COLLECTED DATA
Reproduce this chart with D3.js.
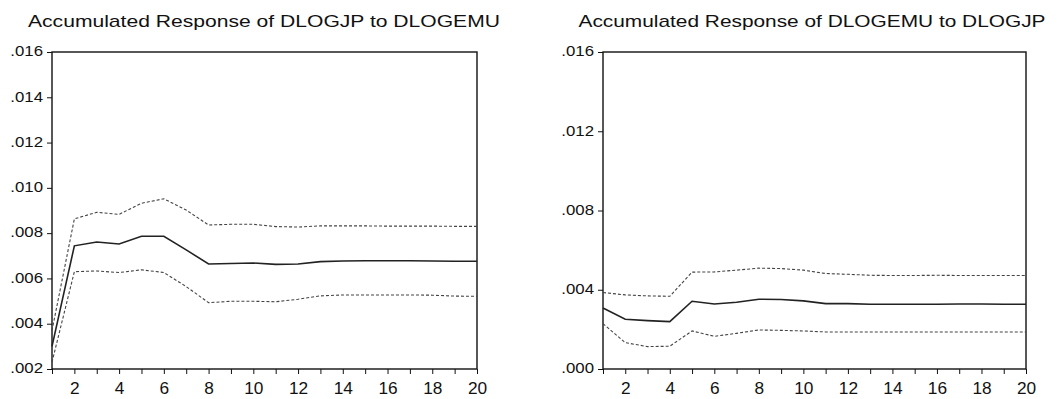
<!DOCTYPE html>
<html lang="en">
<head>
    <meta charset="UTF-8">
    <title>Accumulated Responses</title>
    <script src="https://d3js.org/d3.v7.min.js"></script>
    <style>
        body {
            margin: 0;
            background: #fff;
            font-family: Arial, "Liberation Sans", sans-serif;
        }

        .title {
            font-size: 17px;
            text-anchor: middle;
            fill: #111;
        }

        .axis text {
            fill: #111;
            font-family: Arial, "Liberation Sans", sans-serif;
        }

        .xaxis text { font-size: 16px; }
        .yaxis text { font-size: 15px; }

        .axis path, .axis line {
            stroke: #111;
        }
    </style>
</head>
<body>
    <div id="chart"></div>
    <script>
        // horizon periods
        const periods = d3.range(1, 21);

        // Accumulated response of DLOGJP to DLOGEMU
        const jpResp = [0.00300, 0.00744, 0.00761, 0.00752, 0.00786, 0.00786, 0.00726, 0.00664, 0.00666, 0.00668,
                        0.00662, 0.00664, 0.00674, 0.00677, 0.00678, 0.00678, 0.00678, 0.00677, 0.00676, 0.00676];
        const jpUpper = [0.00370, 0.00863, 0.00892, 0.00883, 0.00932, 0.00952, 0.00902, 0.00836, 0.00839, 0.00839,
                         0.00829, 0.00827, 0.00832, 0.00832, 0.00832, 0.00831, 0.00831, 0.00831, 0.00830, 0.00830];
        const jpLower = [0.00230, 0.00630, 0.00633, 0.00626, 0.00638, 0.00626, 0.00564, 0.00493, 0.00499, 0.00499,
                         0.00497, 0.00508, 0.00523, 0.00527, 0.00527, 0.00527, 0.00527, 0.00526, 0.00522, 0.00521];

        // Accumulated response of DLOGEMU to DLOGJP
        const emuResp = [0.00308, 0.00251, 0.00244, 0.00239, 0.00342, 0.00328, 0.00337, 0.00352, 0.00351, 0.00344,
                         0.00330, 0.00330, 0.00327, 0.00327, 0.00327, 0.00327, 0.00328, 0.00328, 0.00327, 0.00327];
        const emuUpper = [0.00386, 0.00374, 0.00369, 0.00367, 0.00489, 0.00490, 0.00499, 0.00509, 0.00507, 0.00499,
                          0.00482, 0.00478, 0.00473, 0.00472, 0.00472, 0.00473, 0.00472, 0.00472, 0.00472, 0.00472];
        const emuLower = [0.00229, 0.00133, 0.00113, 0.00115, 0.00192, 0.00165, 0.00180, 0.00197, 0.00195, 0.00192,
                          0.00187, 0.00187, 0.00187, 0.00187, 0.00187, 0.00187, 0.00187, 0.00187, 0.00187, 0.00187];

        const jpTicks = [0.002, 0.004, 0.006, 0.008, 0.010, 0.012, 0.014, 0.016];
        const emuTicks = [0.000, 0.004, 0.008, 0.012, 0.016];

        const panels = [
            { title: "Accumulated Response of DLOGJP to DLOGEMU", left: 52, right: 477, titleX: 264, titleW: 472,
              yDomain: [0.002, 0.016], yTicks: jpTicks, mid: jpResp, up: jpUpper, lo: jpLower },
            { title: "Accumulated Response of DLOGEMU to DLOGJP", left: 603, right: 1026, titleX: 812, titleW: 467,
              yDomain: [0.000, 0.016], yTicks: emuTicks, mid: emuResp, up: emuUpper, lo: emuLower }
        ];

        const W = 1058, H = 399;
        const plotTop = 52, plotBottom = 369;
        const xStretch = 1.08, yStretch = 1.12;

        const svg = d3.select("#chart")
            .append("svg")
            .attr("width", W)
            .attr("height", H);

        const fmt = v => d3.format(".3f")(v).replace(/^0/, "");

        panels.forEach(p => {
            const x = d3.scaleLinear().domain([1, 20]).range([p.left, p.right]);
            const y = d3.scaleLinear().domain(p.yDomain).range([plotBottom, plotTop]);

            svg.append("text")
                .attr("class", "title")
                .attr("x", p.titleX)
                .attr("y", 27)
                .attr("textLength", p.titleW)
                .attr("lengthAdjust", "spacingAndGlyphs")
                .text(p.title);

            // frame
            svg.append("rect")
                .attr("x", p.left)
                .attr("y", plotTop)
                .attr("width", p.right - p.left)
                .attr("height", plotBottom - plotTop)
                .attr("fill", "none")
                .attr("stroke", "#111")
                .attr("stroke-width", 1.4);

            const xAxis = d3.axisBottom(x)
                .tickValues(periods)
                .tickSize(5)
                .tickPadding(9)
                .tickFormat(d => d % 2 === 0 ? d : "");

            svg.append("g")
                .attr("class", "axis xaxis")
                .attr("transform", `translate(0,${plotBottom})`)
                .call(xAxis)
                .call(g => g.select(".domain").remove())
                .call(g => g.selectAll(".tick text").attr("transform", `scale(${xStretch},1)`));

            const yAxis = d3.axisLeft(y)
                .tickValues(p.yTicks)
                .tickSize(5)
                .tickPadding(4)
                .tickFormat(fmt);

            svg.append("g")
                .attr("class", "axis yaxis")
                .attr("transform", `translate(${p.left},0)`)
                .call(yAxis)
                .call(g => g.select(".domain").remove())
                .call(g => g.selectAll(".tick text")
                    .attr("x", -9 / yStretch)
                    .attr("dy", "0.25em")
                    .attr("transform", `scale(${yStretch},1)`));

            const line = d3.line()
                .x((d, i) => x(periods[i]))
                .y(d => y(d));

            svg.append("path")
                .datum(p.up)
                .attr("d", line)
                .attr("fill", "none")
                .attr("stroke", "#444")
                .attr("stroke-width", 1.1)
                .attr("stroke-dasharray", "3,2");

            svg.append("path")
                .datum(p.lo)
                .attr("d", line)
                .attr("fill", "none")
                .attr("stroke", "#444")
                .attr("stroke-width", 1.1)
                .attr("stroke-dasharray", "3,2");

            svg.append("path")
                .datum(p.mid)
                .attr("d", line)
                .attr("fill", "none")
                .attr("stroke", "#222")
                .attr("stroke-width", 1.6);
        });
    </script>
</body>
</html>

EXERCISE GOAL
Return the material word for word. Pictures are not part of the copy.

ANSWER TO THE PROBLEM
Reproduce this chart with D3.js.
<!DOCTYPE html>
<html lang="en">
<head>
    <meta charset="UTF-8">
    <title>Accumulated Responses</title>
    <script src="https://d3js.org/d3.v7.min.js"></script>
    <style>
        body {
            margin: 0;
            background: #fff;
            font-family: Arial, "Liberation Sans", sans-serif;
        }

        .title {
            font-size: 17px;
            text-anchor: middle;
            fill: #111;
        }

        .axis text {
            fill: #111;
            font-family: Arial, "Liberation Sans", sans-serif;
        }

        .xaxis text { font-size: 16px; }
        .yaxis text { font-size: 15px; }

        .axis path, .axis line {
            stroke: #111;
        }
    </style>
</head>
<body>
    <div id="chart"></div>
    <script>
        // horizon periods
        const periods = d3.range(1, 21);

        // Accumulated response of DLOGJP to DLOGEMU
        const jpResp = [0.00300, 0.00744, 0.00761, 0.00752, 0.00786, 0.00786, 0.00726, 0.00664, 0.00666, 0.00668,
                        0.00662, 0.00664, 0.00674, 0.00677, 0.00678, 0.00678, 0.00678, 0.00677, 0.00676, 0.00676];
        const jpUpper = [0.00370, 0.00863, 0.00892, 0.00883, 0.00932, 0.00952, 0.00902, 0.00836, 0.00839, 0.00839,
                         0.00829, 0.00827, 0.00832, 0.00832, 0.00832, 0.00831, 0.00831, 0.00831, 0.00830, 0.00830];
        const jpLower = [0.00230, 0.00630, 0.00633, 0.00626, 0.00638, 0.00626, 0.00564, 0.00493, 0.00499, 0.00499,
                         0.00497, 0.00508, 0.00523, 0.00527, 0.00527, 0.00527, 0.00527, 0.00526, 0.00522, 0.00521];

        // Accumulated response of DLOGEMU to DLOGJP
        const emuResp = [0.00308, 0.00251, 0.00244, 0.00239, 0.00342, 0.00328, 0.00337, 0.00352, 0.00351, 0.00344,
                         0.00330, 0.00330, 0.00327, 0.00327, 0.00327, 0.00327, 0.00328, 0.00328, 0.00327, 0.00327];
        const emuUpper = [0.00386, 0.00374, 0.00369, 0.00367, 0.00489, 0.00490, 0.00499, 0.00509, 0.00507, 0.00499,
                          0.00482, 0.00478, 0.00473, 0.00472, 0.00472, 0.00473, 0.00472, 0.00472, 0.00472, 0.00472];
        const emuLower = [0.00229, 0.00133, 0.00113, 0.00115, 0.00192, 0.00165, 0.00180, 0.00197, 0.00195, 0.00192,
                          0.00187, 0.00187, 0.00187, 0.00187, 0.00187, 0.00187, 0.00187, 0.00187, 0.00187, 0.00187];

        const jpTicks = [0.002, 0.004, 0.006, 0.008, 0.010, 0.012, 0.014, 0.016];
        const emuTicks = [0.000, 0.004, 0.008, 0.012, 0.016];

        const panels = [
            { title: "Accumulated Response of DLOGJP to DLOGEMU", left: 52, right: 477, titleX: 264, titleW: 472,
              yDomain: [0.002, 0.016], yTicks: jpTicks, mid: jpResp, up: jpUpper, lo: jpLower },
            { title: "Accumulated Response of DLOGEMU to DLOGJP", left: 603, right: 1026, titleX: 812, titleW: 467,
              yDomain: [0.000, 0.016], yTicks: emuTicks, mid: emuResp, up: emuUpper, lo: emuLower }
        ];

        const W = 1058, H = 399;
        const plotTop = 52, plotBottom = 369;
        const xStretch = 1.08, yStretch = 1.12;

        const svg = d3.select("#chart")
            .append("svg")
            .attr("width", W)
            .attr("height", H);

        const fmt = v => d3.format(".3f")(v).replace(/^0/, "");

        panels.forEach(p => {
            const x = d3.scaleLinear().domain([1, 20]).range([p.left, p.right]);
            const y = d3.scaleLinear().domain(p.yDomain).range([plotBottom, plotTop]);

            svg.append("text")
                .attr("class", "title")
                .attr("x", p.titleX)
                .attr("y", 27)
                .attr("textLength", p.titleW)
                .attr("lengthAdjust", "spacingAndGlyphs")
                .text(p.title);

            // frame
            svg.append("rect")
                .attr("x", p.left)
                .attr("y", plotTop)
                .attr("width", p.right - p.left)
                .attr("height", plotBottom - plotTop)
                .attr("fill", "none")
                .attr("stroke", "#111")
                .attr("stroke-width", 1.4);

            const xAxis = d3.axisBottom(x)
                .tickValues(periods)
                .tickSize(5)
                .tickPadding(9)
                .tickFormat(d => d % 2 === 0 ? d : "");

            svg.append("g")
                .attr("class", "axis xaxis")
                .attr("transform", `translate(0,${plotBottom})`)
                .call(xAxis)
                .call(g => g.select(".domain").remove())
                .call(g => g.selectAll(".tick text").attr("transform", `scale(${xStretch},1)`));

            const yAxis = d3.axisLeft(y)
                .tickValues(p.yTicks)
                .tickSize(5)
                .tickPadding(4)
                .tickFormat(fmt);

            svg.append("g")
                .attr("class", "axis yaxis")
                .attr("transform", `translate(${p.left},0)`)
                .call(yAxis)
                .call(g => g.select(".domain").remove())
                .call(g => g.selectAll(".tick text")
                    .attr("x", -9 / yStretch)
                    .attr("dy", "0.25em")
                    .attr("transform", `scale(${yStretch},1)`));

            const line = d3.line()
                .x((d, i) => x(periods[i]))
                .y(d => y(d));

            svg.append("path")
                .datum(p.up)
                .attr("d", line)
                .attr("fill", "none")
                .attr("stroke", "#444")
                .attr("stroke-width", 1.1)
                .attr("stroke-dasharray", "3,2");

            svg.append("path")
                .datum(p.lo)
                .attr("d", line)
                .attr("fill", "none")
                .attr("stroke", "#444")
                .attr("stroke-width", 1.1)
                .attr("stroke-dasharray", "3,2");

            svg.append("path")
                .datum(p.mid)
                .attr("d", line)
                .attr("fill", "none")
                .attr("stroke", "#222")
                .attr("stroke-width", 1.6);
        });
    </script>
</body>
</html>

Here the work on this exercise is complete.